In cryptography, the clock was a method devised by Polish mathematician-cryptologist Jerzy Różycki, at the Polish General Staff's Cipher Bureau, to facilitate decrypting German Enigma ciphers.

The method determined the rightmost rotor in the German Enigma by exploiting the different turnover positions. For the Poles, learning the rightmost rotor reduced the rotor-order search space by a factor of 3 (the number of rotors).

The British subsequently improved the method, allowing them to use their limited number of bombes more effectively (the British confronted 5 to 8 rotors).

This method sometimes made it possible to determine which of the Enigma machine's rotors was at the far right, that is, in the position where the rotor always revolved at every depression of a key. The clock method was developed by Jerzy Różycki during 1933–1935.

Marian Rejewski's grill method could determine the right-hand rotor, but that involved trying each possible rotor permutation (there were three rotors at the time) at each of its 26 possible starting rotations. The grill method tests were also complicated by the plugboard settings. In contrast, the clock method involved simple tests that were unaffected by the plugboard.

In the early 1930s, determining the rotor order was not a significant burden because the Germans used the same rotor order for three months at a time. The rotor order could be determined once, and then that order could be used for the next three months. On 1 February 1936, the Germans changed the rotor order every month. On 1 November 1936, the Germans changed the rotor order every day.

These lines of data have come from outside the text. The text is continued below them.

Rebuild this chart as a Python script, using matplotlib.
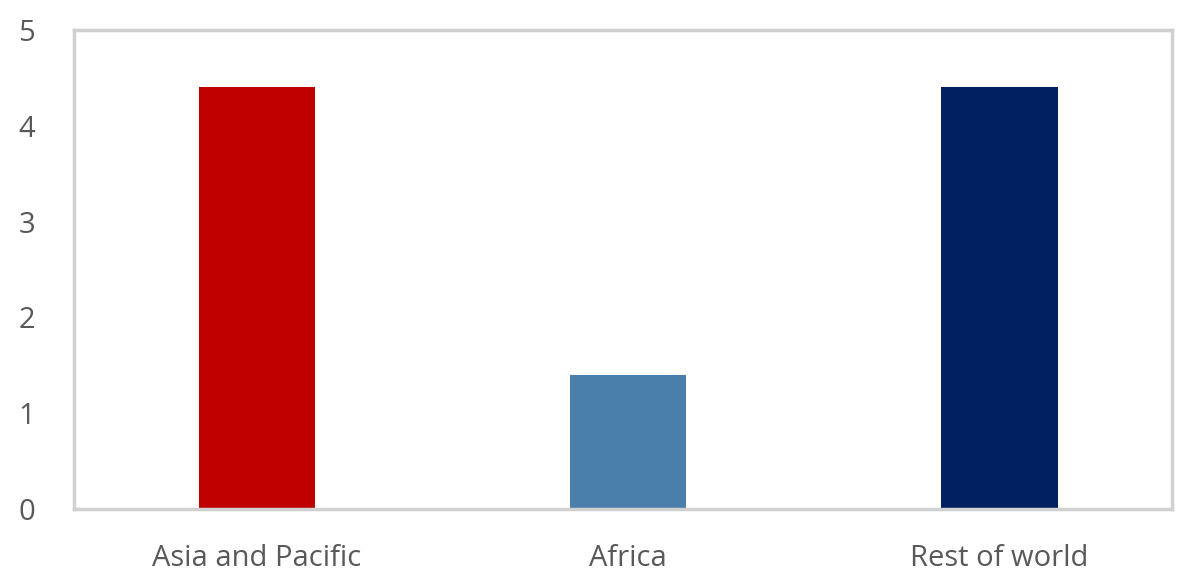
import matplotlib.pyplot as plt

# Regions and their values
regions = ["Asia and Pacific", "Africa", "Rest of world"]
values = [4.4, 1.4, 4.4]
bar_colors = ["#C00000", "#4A7EAB", "#002060"]
y_ticks = [0, 1, 2, 3, 4, 5]

plt.rcParams['font.family'] = ['Open Sans', 'DejaVu Sans']

fig = plt.figure(figsize=(11.81, 5.83), dpi=100)
ax = fig.add_axes([0.0627, 0.127, 0.9297, 0.8215])

x = range(len(regions))
ax.bar(x, values, width=0.315, color=bar_colors)

ax.set_xlim(-0.493, len(regions) - 0.534)
ax.set_ylim(0, 5)
ax.set_yticks(y_ticks)
ax.set_xticks(list(x))
ax.set_xticklabels(regions)

for spine in ax.spines.values():
    spine.set_color("#d0d0d0")
    spine.set_linewidth(2.5)

ax.tick_params(axis="both", length=0, labelsize=21, labelcolor="#595959")
ax.tick_params(axis="y", pad=28)
ax.tick_params(axis="x", pad=25)

fig.savefig("out.png", dpi=100)
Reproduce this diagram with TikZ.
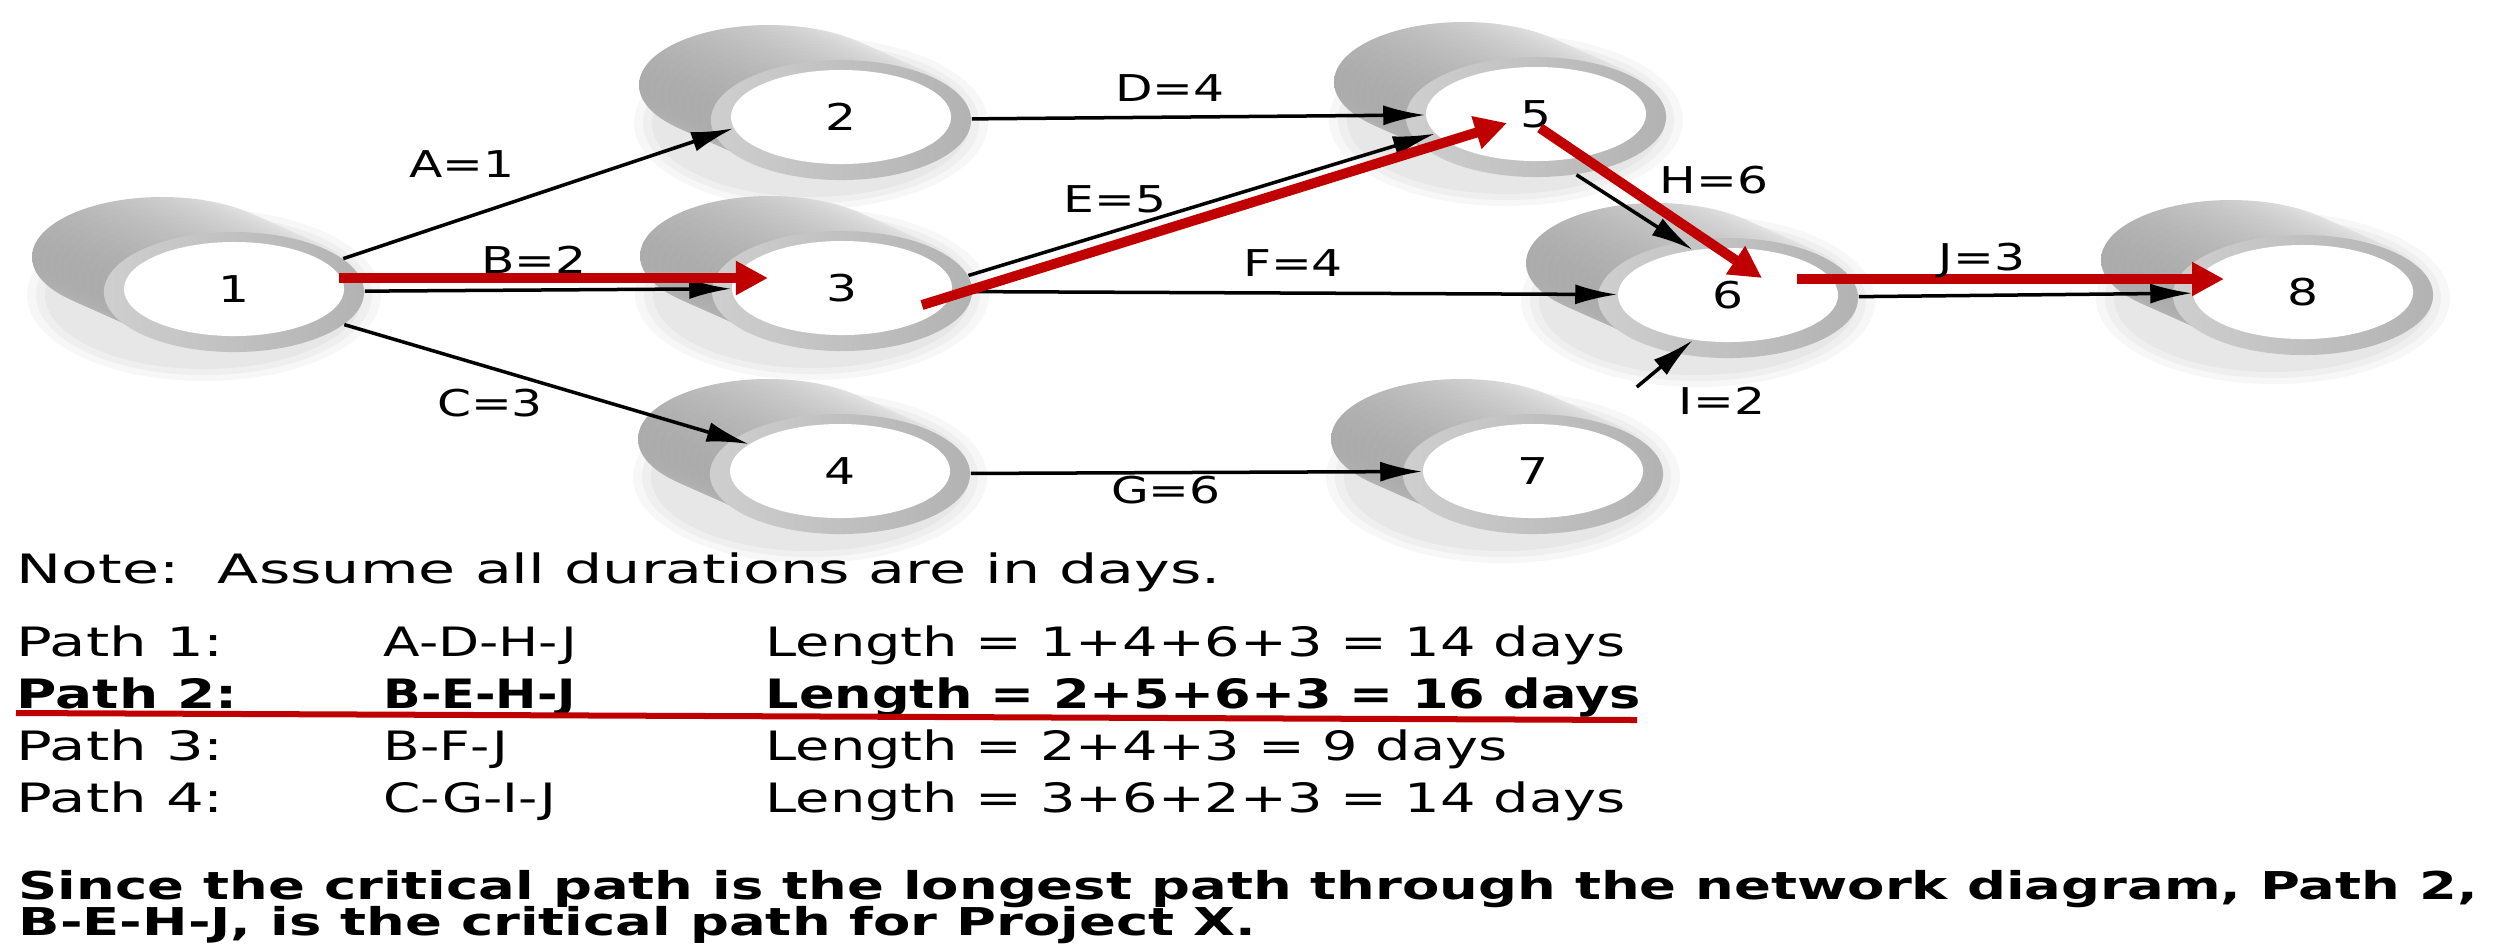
\documentclass[tikz,border=0pt]{standalone}
\usepackage{fontspec}
\setmainfont{DejaVu Sans}
\usetikzlibrary{arrows.meta,calc,shapes.geometric}

\definecolor{critred}{RGB}{192,0,0}
\newcommand{\lbltext}[1]{\scalebox{1.32}[1]{#1}}
\newcommand{\bodytext}[2][1.38]{\scalebox{#1}[1]{#2}}
\newcommand{\boldtext}[1]{\scalebox{1.42}[1]{#1}}

\tikzset{
  rim/.style={ellipse, minimum width=2.6cm, minimum height=1.2cm, inner sep=0pt,
    left color=black!19, right color=black!30},
  hole/.style={ellipse, fill=white, minimum width=2.2cm, minimum height=0.94cm,
    inner sep=0pt, font=\fontsize{10.5}{12}\selectfont},
  act/.style={-{Latex[length=0.42cm,width=0.2cm]}, line width=0.035cm},
  crit/.style={-{Triangle[length=0.32cm,width=0.32cm]}, line width=0.1cm, critred},
  lbl/.style={inner sep=0pt, font=\fontsize{10.5}{12}\selectfont},
  txt/.style={anchor=base west, inner sep=0pt, font=\fontsize{11.5}{14}\selectfont},
}

% event: name, position, number
\newcommand{\event}[3]{
  \foreach \s in {3,2,1}
    \fill[black, opacity=0.03] ($(#2)+(-30,6)$) ellipse ({150+9*\s} and {68+6*\s});
  \foreach \k in {0,...,10}
    \shade[left color=black!33, right color=black!6]
      ($(#2)+({-72+7.2*\k},{-32+3.2*\k})$) ellipse (130 and 60);
  \node[rim] (r#1) at ($(#2)+(0,3)$) {};
  \node[hole] (n#1) at (#2) {\lbltext{#3}};
}

\begin{document}
\begin{tikzpicture}[x=0.01cm, y=-0.01cm]
\useasboundingbox[fill=white] (0,0) rectangle (2497,947);

% events
\event{1}{234,289}{1}
\event{2}{841,117}{2}
\event{3}{842,288}{3}
\event{4}{840,471}{4}
\event{5}{1536,114}{5}
\event{6}{1728,295}{6}
\event{7}{1533,471}{7}
\event{8}{2303,292}{8}

% activities
\draw[act] (r1.17) -- (n2.186);
\draw[act] (r1) -- (n3);
\draw[act] (r1) -- (n4);
\draw[act] (r2) -- (n5);
\draw[act] (r3.7) -- (n5.191);
\draw[act] (r3) -- (n6);
\draw[act] (r4) -- (n7);
\draw[act] (r5.-55) -- (n6.128);
\draw[act, shorten <=15] (r7.40) -- (n6.232);
\draw[act] (r6) -- (n8);

% critical path
\draw[crit] ($(n1)+(105,-11)$) -- ($(n3)+(-74,-10)$);
\draw[crit] ($(n3)+(80,17)$) -- ($(n5)+(-29,9)$);
\draw[crit] ($(n5)+(4,14)$) -- ($(n6)+(34,-17)$);
\draw[crit] ($(n6)+(69,-16)$) -- ($(n8)+(-79,-13)$);

% durations
\foreach \nm/\pos/\t in {a/{462,164}/A=1, b/{534,260}/B=2, c/{490,403}/C=3,
    d/{1170,88}/D=4, e/{1115,199}/E=5, f/{1293,263}/F=4, g/{1166,490}/G=6,
    h/{1714,180}/H=6, i/{1722,401}/I=2, j/{1982,260}/J=3}
  \node[lbl] (l\nm) at (\pos) {\lbltext{\t}};

% table of paths
\node[txt] (note) at (16,583) {\bodytext[1.49]{Note:\ \ Assume all durations are in days.}};
\foreach \nm/\y/\p/\q/\l in {1/656/Path 1:/A-D-H-J/Length = 1+4+6+3 = 14 days,
    3/760/Path 3:/B-F-J/Length = 2+4+3 = 9 days,
    4/812/Path 4:/C-G-I-J/Length = 3+6+2+3 = 14 days}{
  \node[txt] (p\nm) at (16,\y) {\bodytext[1.47]{\p}};
  \node[txt] (s\nm) at (383,\y) {\bodytext[1.32]{\q}};
  \node[txt] (len\nm) at (765,\y) {\bodytext{\l}};
}
\node[txt, font=\fontsize{11.5}{14}\bfseries] (p2) at (16,708) {\bodytext[1.36]{Path 2:}};
\node[txt, font=\fontsize{11.5}{14}\bfseries] (s2) at (383,708) {\bodytext[1.22]{B-E-H-J}};
\node[txt, font=\fontsize{11.5}{14}\bfseries] (len2) at (765,708) {\bodytext[1.30]{Length = 2+5+6+3 = 16 days}};
\draw[critred, line width=0.06cm] (16,713) -- (1637,720);

\node[txt, font=\fontsize{10.9}{13}\bfseries] (since) at (18,899)
  {\boldtext{Since the critical path is the longest path through the network diagram, Path 2,}};
\node[txt, font=\fontsize{10.9}{13}\bfseries] (concl) at (18,935)
  {\boldtext{B-E-H-J, is the critical path for Project X.}};
\end{tikzpicture}
\end{document}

Różycki's "clock" method was later elaborated by the British cryptologist Alan Turing at Bletchley Park in the development of a cryptological technique called "Banburismus."

The Cipher Bureau received German radio intercepts enciphered by the Enigma machine. With about 60 messages, the Bureau could determine Marian Rejewski's characteristic structure for the message key encoding. By exploiting poor message keys, the Bureau could determine the message key encoding. At that point, the cryptanalysts may know only the message keys and their ciphertext. They may not know the other secrets of the daily key such as the plugboard setting, the ring settings, the rotor order, or the initial setting. With such little information and some luck, the Poles could still determine which rotor was the rightmost.